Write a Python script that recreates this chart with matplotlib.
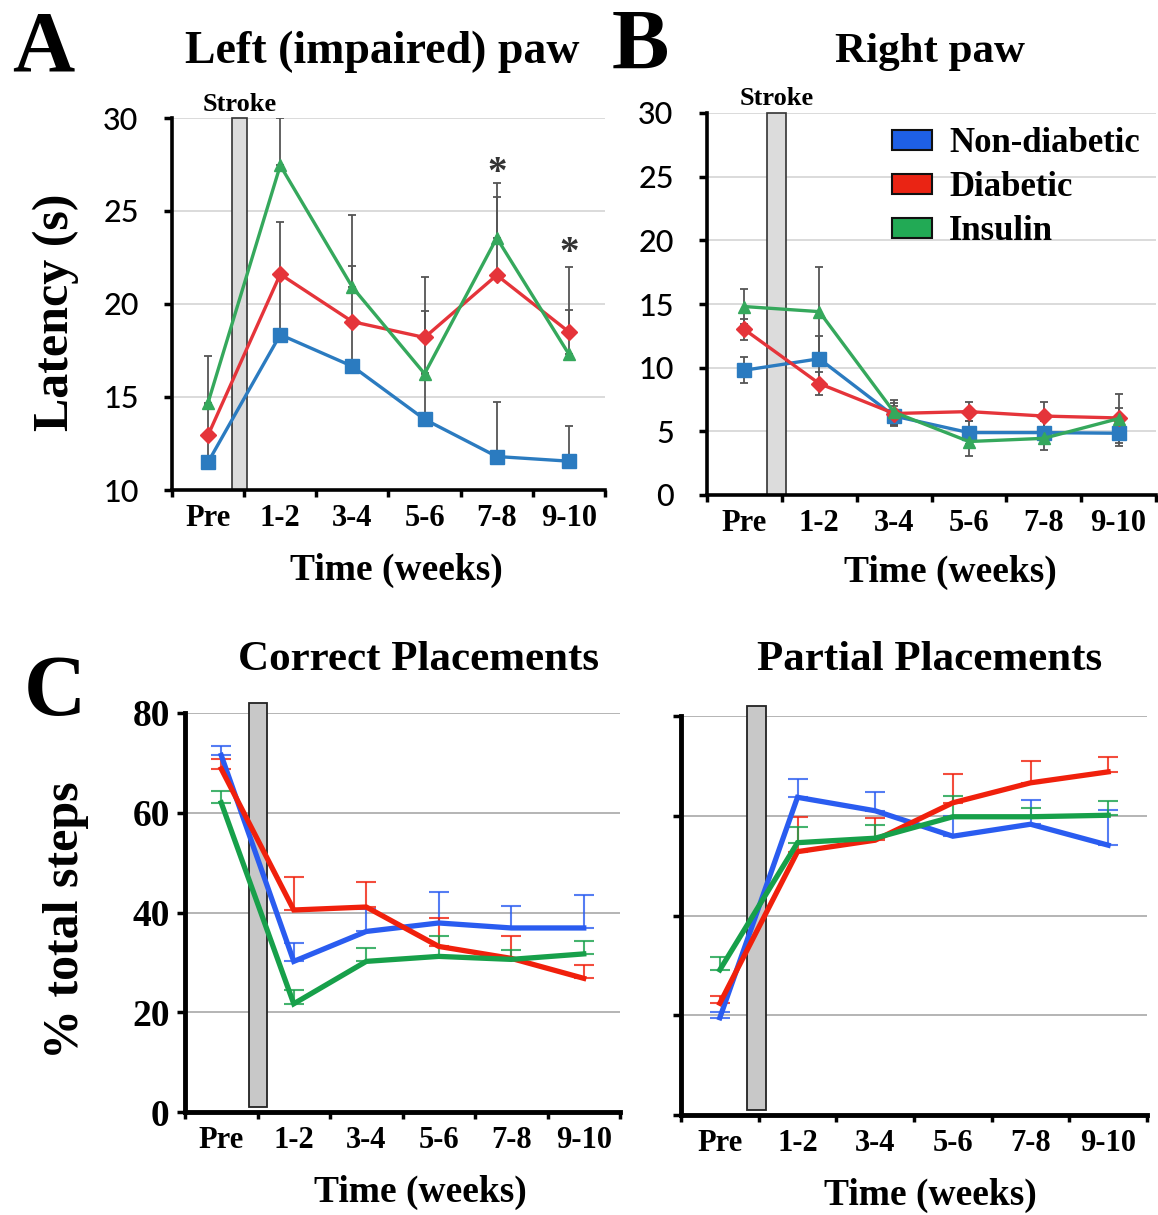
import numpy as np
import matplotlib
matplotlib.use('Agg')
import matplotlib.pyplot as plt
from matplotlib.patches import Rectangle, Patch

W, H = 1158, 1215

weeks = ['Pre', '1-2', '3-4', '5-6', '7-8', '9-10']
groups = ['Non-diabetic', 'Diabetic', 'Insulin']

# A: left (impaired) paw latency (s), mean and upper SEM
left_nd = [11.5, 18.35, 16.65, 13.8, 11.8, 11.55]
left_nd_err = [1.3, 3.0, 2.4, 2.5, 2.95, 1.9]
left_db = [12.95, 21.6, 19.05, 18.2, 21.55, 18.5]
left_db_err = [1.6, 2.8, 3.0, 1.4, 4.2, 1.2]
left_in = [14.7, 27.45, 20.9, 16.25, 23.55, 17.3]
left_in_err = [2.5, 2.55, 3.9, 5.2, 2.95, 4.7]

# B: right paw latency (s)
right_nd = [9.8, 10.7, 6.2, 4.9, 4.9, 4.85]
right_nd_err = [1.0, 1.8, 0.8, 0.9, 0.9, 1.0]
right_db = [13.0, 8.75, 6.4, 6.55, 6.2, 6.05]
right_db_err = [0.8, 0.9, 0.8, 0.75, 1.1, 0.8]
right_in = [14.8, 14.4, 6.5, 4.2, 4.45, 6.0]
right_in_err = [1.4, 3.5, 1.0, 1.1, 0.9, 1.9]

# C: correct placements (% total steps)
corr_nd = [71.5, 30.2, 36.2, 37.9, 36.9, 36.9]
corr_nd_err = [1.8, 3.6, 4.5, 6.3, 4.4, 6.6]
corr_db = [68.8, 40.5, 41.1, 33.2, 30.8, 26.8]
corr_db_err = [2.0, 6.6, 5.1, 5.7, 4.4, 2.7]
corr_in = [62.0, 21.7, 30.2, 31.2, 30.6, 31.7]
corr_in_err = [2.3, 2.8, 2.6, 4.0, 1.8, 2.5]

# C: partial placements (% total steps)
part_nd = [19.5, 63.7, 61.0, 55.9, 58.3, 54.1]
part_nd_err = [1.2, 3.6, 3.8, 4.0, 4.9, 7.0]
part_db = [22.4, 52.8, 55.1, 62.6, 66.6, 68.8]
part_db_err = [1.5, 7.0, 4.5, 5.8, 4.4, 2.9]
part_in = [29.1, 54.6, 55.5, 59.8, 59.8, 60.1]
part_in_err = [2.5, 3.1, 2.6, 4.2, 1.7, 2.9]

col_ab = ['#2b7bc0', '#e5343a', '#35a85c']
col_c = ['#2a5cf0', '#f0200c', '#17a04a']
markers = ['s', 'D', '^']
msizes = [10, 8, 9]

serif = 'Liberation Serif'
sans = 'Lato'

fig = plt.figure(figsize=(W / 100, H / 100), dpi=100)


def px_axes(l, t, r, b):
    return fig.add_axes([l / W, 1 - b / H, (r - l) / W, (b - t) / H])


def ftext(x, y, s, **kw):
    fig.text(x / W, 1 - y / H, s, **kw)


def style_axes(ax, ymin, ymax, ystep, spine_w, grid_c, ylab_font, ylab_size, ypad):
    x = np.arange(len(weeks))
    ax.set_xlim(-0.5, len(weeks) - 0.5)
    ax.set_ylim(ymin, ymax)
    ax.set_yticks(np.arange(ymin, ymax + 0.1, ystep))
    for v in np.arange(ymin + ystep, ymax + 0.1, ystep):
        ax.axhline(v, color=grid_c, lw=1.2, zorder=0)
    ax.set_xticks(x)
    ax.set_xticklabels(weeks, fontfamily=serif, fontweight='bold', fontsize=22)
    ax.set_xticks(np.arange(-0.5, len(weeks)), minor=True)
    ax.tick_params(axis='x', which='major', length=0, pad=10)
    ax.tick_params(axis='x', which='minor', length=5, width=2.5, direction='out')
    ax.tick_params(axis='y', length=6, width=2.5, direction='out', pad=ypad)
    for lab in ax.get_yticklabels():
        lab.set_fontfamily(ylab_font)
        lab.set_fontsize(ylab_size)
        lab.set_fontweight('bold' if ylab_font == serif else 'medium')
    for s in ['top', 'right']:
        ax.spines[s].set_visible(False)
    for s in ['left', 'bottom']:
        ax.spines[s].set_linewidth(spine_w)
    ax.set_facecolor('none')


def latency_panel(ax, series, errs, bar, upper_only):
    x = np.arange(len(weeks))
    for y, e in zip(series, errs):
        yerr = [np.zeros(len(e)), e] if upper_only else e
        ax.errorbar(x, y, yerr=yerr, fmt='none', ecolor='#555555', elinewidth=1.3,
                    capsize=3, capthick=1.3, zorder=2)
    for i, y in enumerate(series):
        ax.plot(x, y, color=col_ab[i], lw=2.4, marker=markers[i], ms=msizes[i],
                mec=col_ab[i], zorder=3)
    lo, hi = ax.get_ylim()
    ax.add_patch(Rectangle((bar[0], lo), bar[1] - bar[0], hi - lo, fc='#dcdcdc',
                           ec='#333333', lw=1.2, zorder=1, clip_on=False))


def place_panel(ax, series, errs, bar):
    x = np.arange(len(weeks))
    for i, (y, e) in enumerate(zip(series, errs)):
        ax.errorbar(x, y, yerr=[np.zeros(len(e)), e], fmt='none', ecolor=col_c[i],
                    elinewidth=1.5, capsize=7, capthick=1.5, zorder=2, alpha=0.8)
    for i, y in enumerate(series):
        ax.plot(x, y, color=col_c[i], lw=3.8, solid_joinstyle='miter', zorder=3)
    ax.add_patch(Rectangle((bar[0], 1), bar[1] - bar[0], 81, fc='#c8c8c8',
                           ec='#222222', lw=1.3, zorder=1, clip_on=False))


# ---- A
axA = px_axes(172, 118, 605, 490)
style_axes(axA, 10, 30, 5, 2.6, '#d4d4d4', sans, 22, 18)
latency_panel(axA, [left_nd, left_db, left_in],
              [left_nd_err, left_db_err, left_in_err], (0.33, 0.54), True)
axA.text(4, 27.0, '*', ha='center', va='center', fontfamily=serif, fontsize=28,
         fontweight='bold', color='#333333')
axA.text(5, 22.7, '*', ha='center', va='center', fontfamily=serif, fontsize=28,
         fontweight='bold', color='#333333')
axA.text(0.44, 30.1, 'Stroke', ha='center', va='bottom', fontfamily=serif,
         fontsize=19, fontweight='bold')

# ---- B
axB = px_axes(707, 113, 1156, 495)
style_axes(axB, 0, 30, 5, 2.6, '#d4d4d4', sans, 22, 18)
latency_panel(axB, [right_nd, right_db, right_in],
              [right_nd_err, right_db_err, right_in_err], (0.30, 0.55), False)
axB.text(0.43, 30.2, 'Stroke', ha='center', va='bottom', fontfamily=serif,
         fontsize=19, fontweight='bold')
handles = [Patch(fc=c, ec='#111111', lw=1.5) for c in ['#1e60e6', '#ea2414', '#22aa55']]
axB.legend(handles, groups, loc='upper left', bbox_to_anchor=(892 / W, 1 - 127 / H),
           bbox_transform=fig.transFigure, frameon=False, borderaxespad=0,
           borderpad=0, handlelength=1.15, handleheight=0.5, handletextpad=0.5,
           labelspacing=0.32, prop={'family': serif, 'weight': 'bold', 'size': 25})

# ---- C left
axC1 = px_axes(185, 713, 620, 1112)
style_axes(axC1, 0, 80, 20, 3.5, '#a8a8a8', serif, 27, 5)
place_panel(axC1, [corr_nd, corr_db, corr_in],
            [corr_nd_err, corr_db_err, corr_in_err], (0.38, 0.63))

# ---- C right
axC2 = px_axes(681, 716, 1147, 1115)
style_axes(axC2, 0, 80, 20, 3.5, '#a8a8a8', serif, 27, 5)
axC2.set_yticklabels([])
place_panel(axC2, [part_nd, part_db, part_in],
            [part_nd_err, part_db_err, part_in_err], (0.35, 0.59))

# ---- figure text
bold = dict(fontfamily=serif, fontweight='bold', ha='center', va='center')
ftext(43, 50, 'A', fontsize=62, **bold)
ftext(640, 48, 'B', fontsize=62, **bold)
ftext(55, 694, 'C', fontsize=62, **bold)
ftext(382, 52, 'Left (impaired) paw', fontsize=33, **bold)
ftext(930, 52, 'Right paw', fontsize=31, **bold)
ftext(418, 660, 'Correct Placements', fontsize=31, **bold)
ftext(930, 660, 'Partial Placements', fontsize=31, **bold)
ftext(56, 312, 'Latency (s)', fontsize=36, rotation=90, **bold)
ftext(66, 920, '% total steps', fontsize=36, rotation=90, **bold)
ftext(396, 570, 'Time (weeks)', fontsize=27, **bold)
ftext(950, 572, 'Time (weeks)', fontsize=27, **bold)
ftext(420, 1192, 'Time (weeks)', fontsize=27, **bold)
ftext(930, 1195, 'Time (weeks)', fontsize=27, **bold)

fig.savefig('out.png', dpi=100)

--

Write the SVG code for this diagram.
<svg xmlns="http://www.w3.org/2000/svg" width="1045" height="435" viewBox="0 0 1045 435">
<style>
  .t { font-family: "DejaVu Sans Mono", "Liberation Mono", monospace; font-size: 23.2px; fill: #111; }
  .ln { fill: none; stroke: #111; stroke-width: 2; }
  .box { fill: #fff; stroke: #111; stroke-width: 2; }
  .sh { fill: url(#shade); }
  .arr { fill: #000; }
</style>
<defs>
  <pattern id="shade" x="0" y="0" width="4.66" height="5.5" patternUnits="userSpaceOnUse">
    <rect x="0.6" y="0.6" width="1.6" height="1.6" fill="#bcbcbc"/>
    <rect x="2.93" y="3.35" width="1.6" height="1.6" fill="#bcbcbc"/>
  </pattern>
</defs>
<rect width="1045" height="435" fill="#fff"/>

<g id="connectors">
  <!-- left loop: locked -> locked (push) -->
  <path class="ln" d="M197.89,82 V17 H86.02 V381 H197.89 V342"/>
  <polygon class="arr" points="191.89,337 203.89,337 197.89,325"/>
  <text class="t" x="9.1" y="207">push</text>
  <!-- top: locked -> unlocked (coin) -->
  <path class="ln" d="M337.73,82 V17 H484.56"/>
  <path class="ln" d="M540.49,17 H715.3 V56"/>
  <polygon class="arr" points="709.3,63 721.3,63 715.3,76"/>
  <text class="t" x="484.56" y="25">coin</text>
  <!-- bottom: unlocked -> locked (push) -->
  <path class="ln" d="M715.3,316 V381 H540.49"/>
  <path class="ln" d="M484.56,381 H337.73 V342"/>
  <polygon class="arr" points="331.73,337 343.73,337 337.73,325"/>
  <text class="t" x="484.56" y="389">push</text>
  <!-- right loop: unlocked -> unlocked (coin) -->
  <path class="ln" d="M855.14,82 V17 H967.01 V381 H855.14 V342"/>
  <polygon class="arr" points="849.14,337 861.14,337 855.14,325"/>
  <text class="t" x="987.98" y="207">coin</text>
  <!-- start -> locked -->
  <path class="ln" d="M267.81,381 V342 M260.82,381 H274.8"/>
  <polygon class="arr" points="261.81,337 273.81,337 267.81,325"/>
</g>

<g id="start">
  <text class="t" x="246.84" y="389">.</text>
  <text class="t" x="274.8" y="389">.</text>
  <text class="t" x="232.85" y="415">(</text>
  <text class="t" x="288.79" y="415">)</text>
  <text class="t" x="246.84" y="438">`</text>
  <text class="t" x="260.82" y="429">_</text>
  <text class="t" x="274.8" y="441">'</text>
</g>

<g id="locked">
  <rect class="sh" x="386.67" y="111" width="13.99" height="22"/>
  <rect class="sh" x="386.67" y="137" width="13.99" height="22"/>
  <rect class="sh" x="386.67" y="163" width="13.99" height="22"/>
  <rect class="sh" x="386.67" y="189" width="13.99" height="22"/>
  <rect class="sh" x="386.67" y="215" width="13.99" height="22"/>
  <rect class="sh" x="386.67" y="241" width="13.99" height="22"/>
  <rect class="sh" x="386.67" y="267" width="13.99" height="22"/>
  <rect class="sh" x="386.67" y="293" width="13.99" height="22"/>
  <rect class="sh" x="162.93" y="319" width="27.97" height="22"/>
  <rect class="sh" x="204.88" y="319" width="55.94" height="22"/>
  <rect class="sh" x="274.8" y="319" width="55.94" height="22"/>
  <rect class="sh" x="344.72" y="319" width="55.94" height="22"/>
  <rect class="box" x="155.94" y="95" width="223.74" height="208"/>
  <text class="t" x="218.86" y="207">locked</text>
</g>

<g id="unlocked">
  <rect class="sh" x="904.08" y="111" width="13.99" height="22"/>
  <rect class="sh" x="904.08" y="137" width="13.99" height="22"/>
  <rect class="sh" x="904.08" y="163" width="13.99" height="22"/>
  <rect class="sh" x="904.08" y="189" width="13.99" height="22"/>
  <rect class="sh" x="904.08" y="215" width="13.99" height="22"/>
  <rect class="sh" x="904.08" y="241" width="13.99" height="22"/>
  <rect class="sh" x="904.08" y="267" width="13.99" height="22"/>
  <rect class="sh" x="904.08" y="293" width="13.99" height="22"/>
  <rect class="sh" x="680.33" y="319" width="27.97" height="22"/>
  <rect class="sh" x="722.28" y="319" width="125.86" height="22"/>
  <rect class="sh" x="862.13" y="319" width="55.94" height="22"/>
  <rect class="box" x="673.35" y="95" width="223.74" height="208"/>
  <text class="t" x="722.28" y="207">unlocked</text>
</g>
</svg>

→ **THE EXERCISE**:
Repeat exactly the lines above, from the line that contains "Write a Python" down through the line that contains "right_in_err = [1.4, 3.5, 1.0, 1.1, 0.9, 1.9]". Include both of those lines and none of the pictures.

→ **THE RESULT**:
Write a Python script that recreates this chart with matplotlib.
import numpy as np
import matplotlib
matplotlib.use('Agg')
import matplotlib.pyplot as plt
from matplotlib.patches import Rectangle, Patch

W, H = 1158, 1215

weeks = ['Pre', '1-2', '3-4', '5-6', '7-8', '9-10']
groups = ['Non-diabetic', 'Diabetic', 'Insulin']

# A: left (impaired) paw latency (s), mean and upper SEM
left_nd = [11.5, 18.35, 16.65, 13.8, 11.8, 11.55]
left_nd_err = [1.3, 3.0, 2.4, 2.5, 2.95, 1.9]
left_db = [12.95, 21.6, 19.05, 18.2, 21.55, 18.5]
left_db_err = [1.6, 2.8, 3.0, 1.4, 4.2, 1.2]
left_in = [14.7, 27.45, 20.9, 16.25, 23.55, 17.3]
left_in_err = [2.5, 2.55, 3.9, 5.2, 2.95, 4.7]

# B: right paw latency (s)
right_nd = [9.8, 10.7, 6.2, 4.9, 4.9, 4.85]
right_nd_err = [1.0, 1.8, 0.8, 0.9, 0.9, 1.0]
right_db = [13.0, 8.75, 6.4, 6.55, 6.2, 6.05]
right_db_err = [0.8, 0.9, 0.8, 0.75, 1.1, 0.8]
right_in = [14.8, 14.4, 6.5, 4.2, 4.45, 6.0]
right_in_err = [1.4, 3.5, 1.0, 1.1, 0.9, 1.9]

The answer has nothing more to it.